Here are four steps to forming an OEE game plan:
Step One: Reinforce PreOp inspections
“OEE will track equipment effectiveness, but there are processes and procedures that need to be done even before you turn on the equipment, such as PreOp readiness. All these things should be integrated and seamless in the overall process,” says Woehl.
To improve the efficiency of this process, Woehl recommends companies ditch paper and implement real-time data reporting technology that will give managers full visibility of the line.
“When things like compliance checks are automated, issues are flagged up immediately to supervisors and can be dealt with quickly and efficiently,” says Woehl. “Good OEE really starts with starting the machine on time and the visibility to all the steps before that.”
Step Two: Pre-kick off huddle
As part of the plan to improve OEE, everyone responsible for productivity should have received training on how to identify factors that impede this and built them into a checklist. Prior to kicking off production, these materials should be reviewed, and any tasks required to improve productivity should be set based on what they day’s objective is. once these have been identified, everyone working the shift should be gathered together to go through these together.

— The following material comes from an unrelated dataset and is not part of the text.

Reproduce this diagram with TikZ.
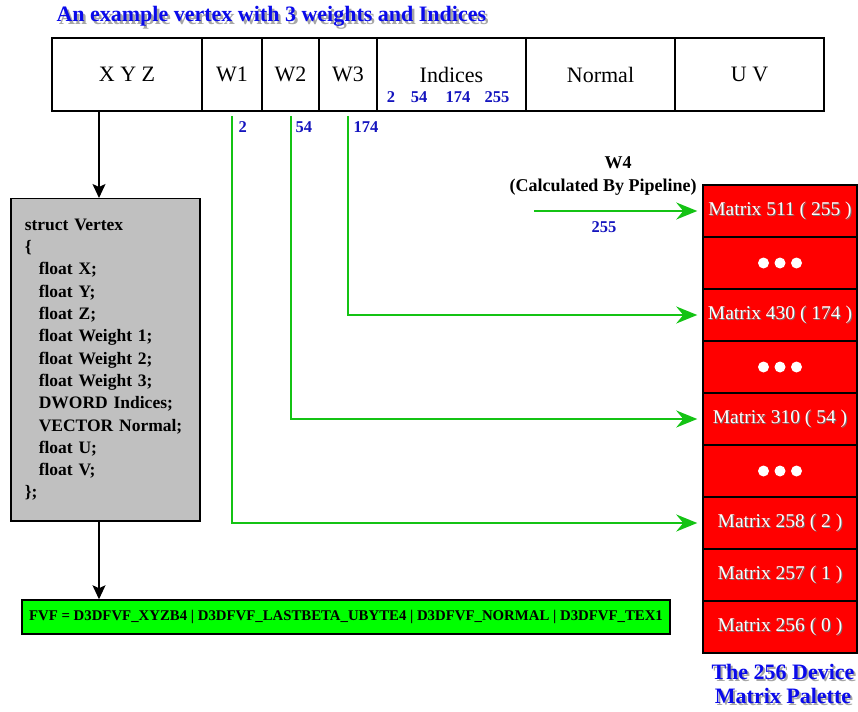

“For example, if you’re concentrating on minimizing downtime, you need to look at past issues and create a strategy to address these gaps to achieve the daily goal,” explains Woehl. “It is then really important that everyone on the team knows what the target is, the overall strategy and their role in achieving it.”
Step Three: Obtain real-time visibility into productivity metrics
The key to driving productivity is to keep everyone alerted at what is happening at specific points along the line at any time with real-time data.
“This allows us to shift the questions from ‘what is our OEE?’ to ‘why is that our OEE?’ ” says Woehl.
For example, if the OEE target was 84 percent and the actual score was 80 percent, real-time data allows supervisors to trace product back through the line and identify the root cause of the inefficiency.
“Understanding the ‘why?’ in as short as time as possible is critical to know what is going on,” he says. “The faster you have it, the faster you can adapt, and the faster you can improve efficiency.”
Step Four: Establish an improvements committee
Last, but one of the most important steps, is to establish a working group to analyze data and assess which changes are going to have the most impact on OEE.
“This committee needs to have multiple perspectives so the ramifications of these actions can thoroughly be assessed ahead of time. This can include people upline in inventory, packaging, maintenance teams and people on the line,” says Woehl. “Getting everyone involved is key to getting the best perspective and then figuring out what changes can be done.”